A cruise missile is a precision-guided system, aimed at high-value targets where accuracy is a major plus to make the best use of conventional warheads. They fly at about 550mph, so are quite slow and, given a competent defence system, can be shot down. Compare this with the Torpol which is three times the size, and might arrive on your doorstep at about 16,000mph; it takes  a few minutes to cover the distance a cruise missile might take half a day to travel. In addition, whereas a cruise missile has an accuracy of a few meters or less, the Torpol might land some 200 metres away, which is why it needs a nuclear warhead to do its job.

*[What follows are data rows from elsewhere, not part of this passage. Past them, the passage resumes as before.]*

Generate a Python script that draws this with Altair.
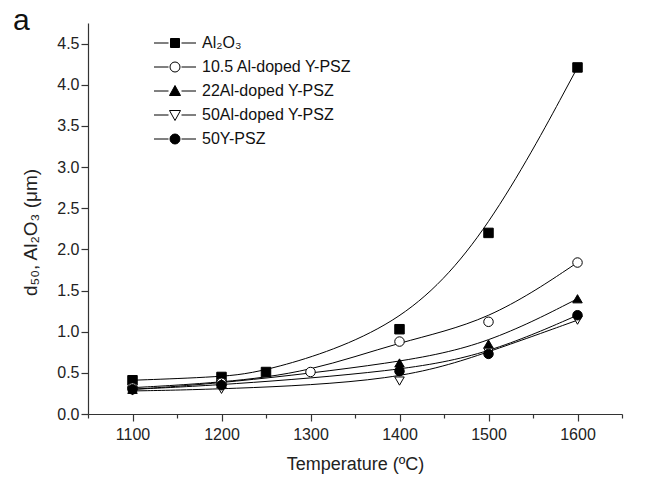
import altair as alt
import pandas as pd

series_names = ["Al₂O₃", "10.5 Al-doped Y-PSZ", "22Al-doped Y-PSZ", "50Al-doped Y-PSZ", "50Y-PSZ"]

al2o3_T = [1100, 1200, 1250, 1400, 1500, 1600]
al2o3_d = [0.41, 0.45, 0.51, 1.03, 2.20, 4.21]

al105_T = [1100, 1200, 1300, 1400, 1500, 1600]
al105_d = [0.32, 0.38, 0.51, 0.88, 1.12, 1.84]

al22_T = [1100, 1200, 1400, 1500, 1600]
al22_d = [0.30, 0.37, 0.62, 0.85, 1.40]

al50_T = [1100, 1200, 1400, 1500, 1600]
al50_d = [0.28, 0.30, 0.40, 0.75, 1.14]

y50_T = [1100, 1200, 1400, 1500, 1600]
y50_d = [0.30, 0.35, 0.52, 0.73, 1.20]

rows = []
for name, T, d in zip(series_names,
                      [al2o3_T, al105_T, al22_T, al50_T, y50_T],
                      [al2o3_d, al105_d, al22_d, al50_d, y50_d]):
    for t, v in zip(T, d):
        rows.append({"series": name, "T": t, "d": v})
df = pd.DataFrame(rows)

fills = ["black", "white", "black", "white", "black"]
strokes = ["black"] * 5
plain_shapes = ["square", "circle", "triangle-up", "triangle-down", "circle"]

L = "M-4.2,0 L-1.3,0 M1.3,0 L4.2,0 "
legend_shapes = [
    L + "M-0.9,-0.9 L0.9,-0.9 L0.9,0.9 L-0.9,0.9 Z",
    L + "M1,0 A1,1 0 1,1 -1,0 A1,1 0 1,1 1,0 Z",
    L + "M-1.1,0.9 L1.1,0.9 L0,-1.1 Z",
    L + "M-1.1,-0.9 L1.1,-0.9 L0,1.1 Z",
    L + "M1,0 A1,1 0 1,1 -1,0 A1,1 0 1,1 1,0 Z",
]

xs = alt.Scale(domain=[1050, 1650], nice=False, zero=False)
ys = alt.Scale(domain=[0, 4.75], nice=False)

x_ticks = list(range(1050, 1651, 50))
y_ticks = [i * 0.25 for i in range(0, 20)]

xaxis = alt.Axis(
    title="Temperature (ºC)", values=x_ticks, grid=False,
    labelExpr="datum.value % 100 === 0 && datum.value >= 1100 && datum.value <= 1600 ? datum.value : ''",
    tickSize={"condition": {"test": "datum.value % 100 !== 0", "value": 4}, "value": 7},
    labelFontSize=16, titleFontSize=18, labelPadding=5, titlePadding=13,
)
yaxis = alt.Axis(
    title="d₅₀, Al₂O₃ (μm)", values=y_ticks, grid=False,
    labelExpr="(round(datum.value*100) % 50 === 0) ? format(datum.value, '.1f') : ''",
    tickSize={"condition": {"test": "round(datum.value*100) % 50 !== 0", "value": 4}, "value": 7},
    labelFontSize=16, titleFontSize=19, labelPadding=2,
    titleX=-48, titleY=209,
)

base = alt.Chart(df)

lines = base.mark_line(interpolate="basis", color="black", strokeWidth=1).encode(
    x=alt.X("T:Q", scale=xs, axis=xaxis),
    y=alt.Y("d:Q", scale=ys, axis=yaxis),
    detail="series:N",
)

points = base.mark_point(filled=True, stroke="black", strokeWidth=1, size=90, opacity=1).encode(
    x=alt.X("T:Q", scale=xs),
    y=alt.Y("d:Q", scale=ys),
    shape=alt.Shape("series:N", scale=alt.Scale(domain=series_names, range=plain_shapes), legend=None),
    fill=alt.Fill("series:N", scale=alt.Scale(domain=series_names, range=fills), legend=None),
)

legend = alt.Legend(
    title=None, orient="none", legendX=79, legendY=12, padding=0,
    symbolSize=100, symbolStrokeWidth=1, symbolStrokeColor="black",
    labelFontSize=16, labelOffset=19, rowPadding=8, labelColor="#111",
    labelFont="Liberation Sans",
)

legend_layer = base.transform_filter("false").mark_point(
    filled=True, strokeWidth=1, size=100, opacity=1
).encode(
    x=alt.X("T:Q", scale=xs),
    y=alt.Y("d:Q", scale=ys),
    shape=alt.Shape("series:N", scale=alt.Scale(domain=series_names, range=legend_shapes), legend=legend),
    fill=alt.Fill("series:N", scale=alt.Scale(domain=series_names, range=fills), legend=legend),
    stroke=alt.Stroke("series:N", scale=alt.Scale(domain=series_names, range=strokes), legend=legend),
)

chart = alt.layer(lines, points, legend_layer).resolve_scale(
    shape="independent", fill="independent", stroke="independent"
).properties(
    width=534, height=391,
    autosize=alt.AutoSizeParams(type="none"),
    padding={"left": 80, "top": 15, "right": 30, "bottom": 62},
    title=alt.TitleParams("a", anchor="start", frame="group", dx=-75, offset=-37,
                          baseline="alphabetic", fontSize=30,
                          fontWeight="normal", font="Liberation Sans", color="#111"),
).configure_view(stroke=None).configure_axis(
    domainColor="#333", tickColor="#333", labelColor="#222", titleColor="#222",
    labelFont="Liberation Sans", titleFont="Liberation Sans",
    titleFontWeight="normal", domainWidth=1.2, tickWidth=1.2,
)

chart.save("out.html", embed_options={"renderer": "svg", "actions": False})
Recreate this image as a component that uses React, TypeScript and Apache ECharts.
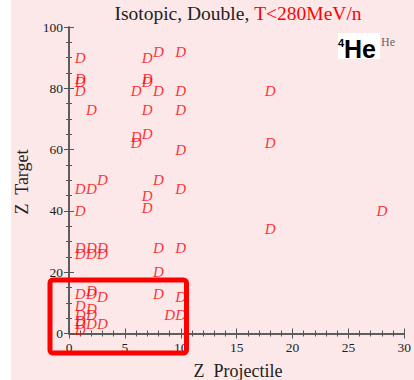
import React, { useEffect, useRef } from "react";
import * as echarts from "echarts";

// Z of projectile and Z of target for each measured (isotopic, double) point
const zProjectile = [
  1, 7, 8, 10,
  1, 1, 7, 7,
  1, 6, 8, 10, 18,
  2, 7, 10,
  6, 6, 7, 10, 18,
  3, 8, 1, 2, 10, 7, 7, 1, 28, 18,
  1, 2, 3, 1, 2, 3, 8, 10,
  8,
  1, 2, 2, 3, 8, 10,
  1, 2, 1, 2, 9, 10, 1,
  1, 2, 3, 1,
];
const zTarget = [
  90, 90, 92, 92,
  83, 82, 83, 82,
  79, 79, 79, 79, 79,
  73, 73, 73,
  64, 62, 65, 60, 62,
  50, 50, 47, 47, 47, 45, 41, 40, 40, 34,
  28, 28, 28, 26, 26, 26, 28, 28,
  20,
  13, 13, 14, 12, 13, 12,
  9, 8, 6, 6, 6, 6, 4,
  3, 3, 3, 1,
];
const xTicks = [0, 5, 10, 15, 20, 25, 30];
const yTicks = [0, 20, 40, 60, 80, 100];

export default function App() {
  const ref = useRef<HTMLDivElement>(null);
  useEffect(() => {
    if (!ref.current) return;
    const chart = echarts.init(ref.current, null, { renderer: "svg" });
    const points = zProjectile.map((x, i) => [x, zTarget[i]]);
    const axisCommon = {
      type: "value" as const,
      axisLine: { show: true, lineStyle: { color: "#555", width: 1.5 } },
      axisTick: { show: true, inside: true, length: 5, lineStyle: { color: "#555" } },
      minorTick: { show: true, length: 3, lineStyle: { color: "#555" } },
      splitLine: { show: false },
      axisLabel: {
        fontFamily: "Liberation Serif",
        fontSize: 13.5,
        color: "#222",
      },
    };
    const xMin = xTicks[0];
    const xMax = xTicks[xTicks.length - 1];
    const xInt = xTicks[1] - xTicks[0];
    const yMin = yTicks[0];
    const yMax = yTicks[yTicks.length - 1];
    const yInt = yTicks[1] - yTicks[0];
    chart.setOption({
      animation: false,
      grid: { left: 69, right: 6, top: 27, bottom: 46.5 },
      xAxis: [
        { ...axisCommon, min: xMin, max: xMax, interval: xInt, position: "bottom",
          minorTick: { ...axisCommon.minorTick, splitNumber: 5 },
          axisLabel: { ...axisCommon.axisLabel, margin: 7 } },
        { ...axisCommon, min: xMin, max: xMax, interval: xInt, position: "top",
          minorTick: { ...axisCommon.minorTick, splitNumber: 5 },
          axisLabel: { show: false } },
      ],
      yAxis: [
        { ...axisCommon, min: yMin, max: yMax, interval: yInt, position: "left",
          minorTick: { ...axisCommon.minorTick, splitNumber: 4 },
          axisLabel: { ...axisCommon.axisLabel, margin: 6 } },
        { ...axisCommon, min: yMin, max: yMax, interval: yInt, position: "right",
          minorTick: { ...axisCommon.minorTick, splitNumber: 4 },
          axisLabel: { show: false } },
      ],
      series: [
        {
          type: "scatter",
          xAxisIndex: 0,
          yAxisIndex: 0,
          data: points,
          symbolSize: 1,
          itemStyle: { color: "rgba(0,0,0,0)" },
          silent: true,
          label: {
            show: true,
            position: "inside",
            formatter: "D",
            color: "#ff0000",
            fontFamily: "Liberation Serif",
            fontStyle: "italic",
            fontSize: 15,
          },
          emphasis: { disabled: true },
        },
      ],
      graphic: [
        {
          type: "text",
          x: 238,
          y: 13,
          style: {
            text: "{a|Isotopic, Double, }{b|T<280MeV/n}",
            align: "center",
            verticalAlign: "middle",
            rich: {
              a: { fontFamily: "Liberation Serif", fontSize: 19.5, fill: "#222", color: "#222" },
              b: { fontFamily: "Liberation Serif", fontSize: 19.5, fill: "#ff0000", color: "#ff0000" },
            },
          },
        },
        {
          type: "text",
          x: 22,
          y: 182,
          rotation: Math.PI / 2,
          style: {
            text: "Z  Target",
            fontFamily: "Liberation Serif",
            fontSize: 18,
            fill: "#222",
            align: "center",
            verticalAlign: "middle",
          },
        },
        {
          type: "text",
          x: 238,
          y: 371,
          style: {
            text: "Z  Projectile",
            fontFamily: "Liberation Serif",
            fontSize: 18,
            fill: "#222",
            align: "center",
            verticalAlign: "middle",
          },
        },
        {
          type: "rect",
          shape: { x: 338, y: 33, width: 42, height: 26 },
          style: { fill: "#fff" },
        },
        {
          type: "text",
          x: 341,
          y: 43,
          style: {
            text: "4",
            fontFamily: "Liberation Sans",
            fontWeight: "bold",
            fontSize: 11,
            fill: "#000",
            align: "center",
            verticalAlign: "middle",
          },
        },
        {
          type: "text",
          x: 344,
          y: 48.5,
          style: {
            text: "He",
            fontFamily: "Liberation Sans",
            fontWeight: "bold",
            fontSize: 25,
            fill: "#000",
            align: "left",
            verticalAlign: "middle",
          },
        },
        {
          type: "text",
          x: 381,
          y: 42,
          style: {
            text: "He",
            fontFamily: "Liberation Serif",
            fontSize: 12,
            fill: "#666",
            align: "left",
            verticalAlign: "middle",
          },
        },
        {
          type: "rect",
          z: 100,
          shape: { x: 50, y: 280, width: 136.5, height: 73, r: 3 },
          style: { fill: "none", stroke: "#ff0000", lineWidth: 5 },
        },
      ],
    });
    return () => chart.dispose();
  }, []);
  return (
    <div
      ref={ref}
      style={{
        position: "absolute",
        left: 0,
        top: 0,
        width: 414,
        height: 380,
        background: "linear-gradient(to right, #ffffff 11px, #fde8e9 11px)",
      }}
    />
  );
}
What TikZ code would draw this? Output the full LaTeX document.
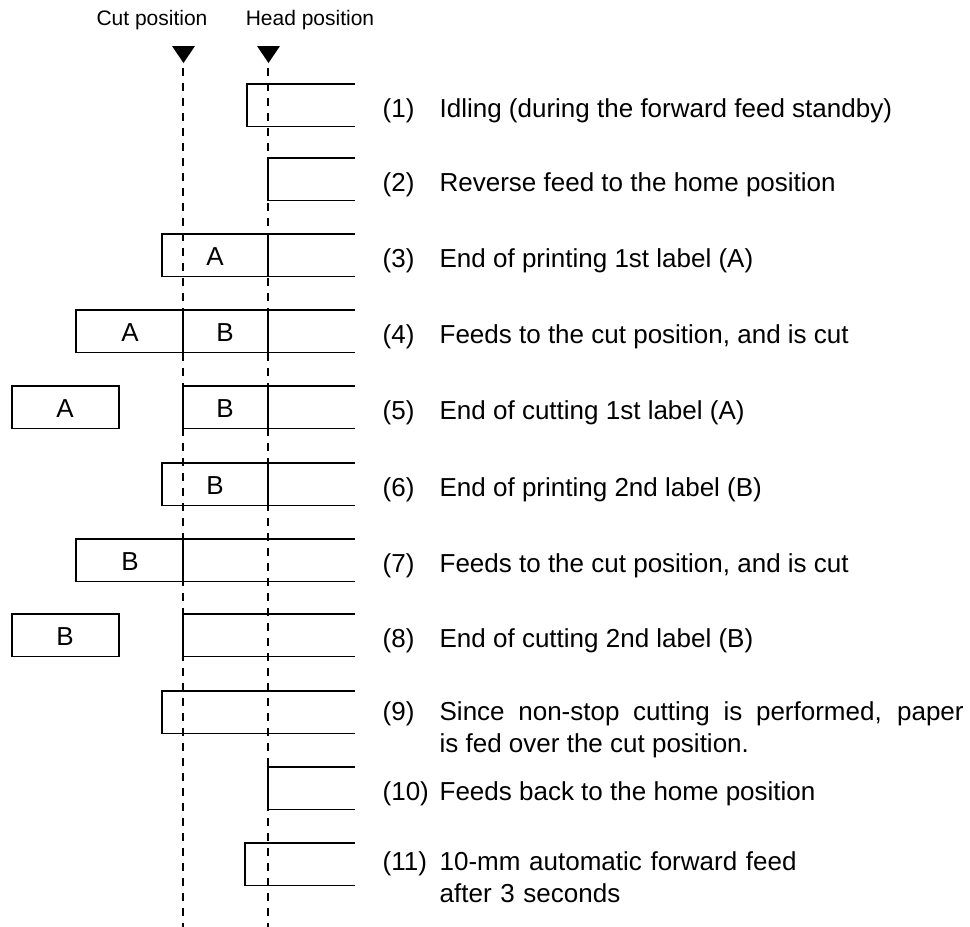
\documentclass[tikz,border=0pt]{standalone}
\usepackage{fontspec}
\setmainfont{Liberation Sans}
\begin{document}
\begin{tikzpicture}[x=1pt, y=-1pt, line width=1.3pt,
    guide/.style={line width=2.4pt, dash pattern=on 8pt off 7pt},
    hdr/.style={font=\fontsize{21}{25}\selectfont},
    lbl/.style={font=\fontsize{26}{30}\selectfont},
    stepno/.style={anchor=base west, inner sep=0pt, font=\fontsize{26}{32}\selectfont},
    steptxt/.style={anchor=base west, inner sep=0pt, font=\fontsize{26}{32}\selectfont, align=left}]
  \useasboundingbox (0,0) rectangle (970,927);

  % 見出しと位置マーク
  \node[hdr] (cutlbl) at (152,20) {Cut position};
  \node[hdr] (headlbl) at (310,20) {Head position};
  \fill (172,46) -- (195,46) -- (183.5,63) -- cycle;
  \fill (257,46) -- (280,46) -- (268.5,63) -- cycle;

  % カット位置とヘッド位置の破線
  \draw[guide] (183,68) -- (183,927);
  \draw[guide] (268,68) -- (268,927);

  % 用紙 (右端は開いたまま)
  \draw (355,84) -- (247,84) -- (247,126.5) -- (355,126.5);
  \draw (355,158) -- (268,158) -- (268,200.5) -- (355,200.5);
  \draw (355,234) -- (162,234) -- (162,276.5) -- (355,276.5);
  \draw (268,234) -- (268,276.5);
  \draw (355,310) -- (76,310) -- (76,352.5) -- (355,352.5);
  \draw (183,310) -- (183,352.5);
  \draw (268,310) -- (268,352.5);
  \draw (12,386) rectangle (119,428.5);
  \draw (355,386) -- (183,386) -- (183,428.5) -- (355,428.5);
  \draw (268,386) -- (268,428.5);
  \draw (355,463) -- (162,463) -- (162,505.5) -- (355,505.5);
  \draw (268,463) -- (268,505.5);
  \draw (355,539) -- (76,539) -- (76,581.5) -- (355,581.5);
  \draw (183,539) -- (183,581.5);
  \draw (12,614) rectangle (119,656.5);
  \draw (355,614) -- (183,614) -- (183,656.5) -- (355,656.5);
  \draw (355,691) -- (162,691) -- (162,733.5) -- (355,733.5);
  \draw (355,767) -- (268,767) -- (268,809.5) -- (355,809.5);
  \draw (355,843) -- (245,843) -- (245,885.5) -- (355,885.5);

  % ラベル A, B
  \node[lbl] (a3) at (215,257) {A};
  \node[lbl] (a4) at (130,333) {A};
  \node[lbl] (b4) at (225,333) {B};
  \node[lbl] (a5) at (65,409) {A};
  \node[lbl] (b5) at (225,409) {B};
  \node[lbl] (b6) at (215,486) {B};
  \node[lbl] (b7) at (130,562) {B};
  \node[lbl] (b8) at (65,637) {B};

  % 手順の説明
  \node[stepno] (n1) at (382,117.5) {(1)};
  \node[steptxt] (t1) at (439,117.5) {Idling (during the forward feed standby)};
  \node[stepno] (n2) at (382,191.5) {(2)};
  \node[steptxt] (t2) at (439,191.5) {Reverse feed to the home position};
  \node[stepno] (n3) at (382,267.5) {(3)};
  \node[steptxt] (t3) at (439,267.5) {End of printing 1st label (A)};
  \node[stepno] (n4) at (382,343.5) {(4)};
  \node[steptxt] (t4) at (439,343.5) {Feeds to the cut position, and is cut};
  \node[stepno] (n5) at (382,419.5) {(5)};
  \node[steptxt] (t5) at (439,419.5) {End of cutting 1st label (A)};
  \node[stepno] (n6) at (382,496.5) {(6)};
  \node[steptxt] (t6) at (439,496.5) {End of printing 2nd label (B)};
  \node[stepno] (n7) at (382,572.5) {(7)};
  \node[steptxt] (t7) at (439,572.5) {Feeds to the cut position, and is cut};
  \node[stepno] (n8) at (382,647.5) {(8)};
  \node[steptxt] (t8) at (439,647.5) {End of cutting 2nd label (B)};
  \node[stepno] (n9) at (382,720) {(9)};
  \node[steptxt, text width=524pt, align=justify] (t9) at (439,720)
    {Since non-stop cutting is performed, paper\linebreak is fed over the cut position.};
  \node[stepno] (n10) at (382,800.5) {(10)};
  \node[steptxt] (t10) at (439,800.5) {Feeds back to the home position};
  \node[stepno] (n11) at (382,870) {(11)};
  \node[steptxt, text width=450pt, align=left] (t11) at (439,870) {10-mm automatic forward feed\\after 3 seconds};
\end{tikzpicture}
\end{document}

What was of great interest to the Russians, perhaps, was the use of the Mk41 launch system which is already in Europe as part of a missile defence system. By adapting a cruise missile for use in that launcher, the US has made it clear that they could now deploy Tomahawks on land – and fitted with nuclear warheads. However, although the land-based cruise issue was a factor in bringing the Soviets to the table in 1987, it must be assumed that modern Russian defences would be a lot more capable of dealing with cruise-missiles today.

The US has indicated that it is now going to develop its own high-speed, intermediate-range, missile system.  Whether or not this is what they are referring to when they announced another test in November is not clear, but if they were to roll out a new system by that date, it might justify Russian claims that the US were in breach of the INF agreement all-along.

Either way, this is generally not good news for global security. Furthermore, it comes at a time when increased tensions around the world are distracting from the really vital issue of trying to sort out the mess we have created on this planet in terms of pollution and climate change. It makes you ask whether the people who run places like the US, Russia or China actually have a grasp of the enormity of the crisis facing humanity, or whether they are too short-sighted and self-serving to ever address those facts.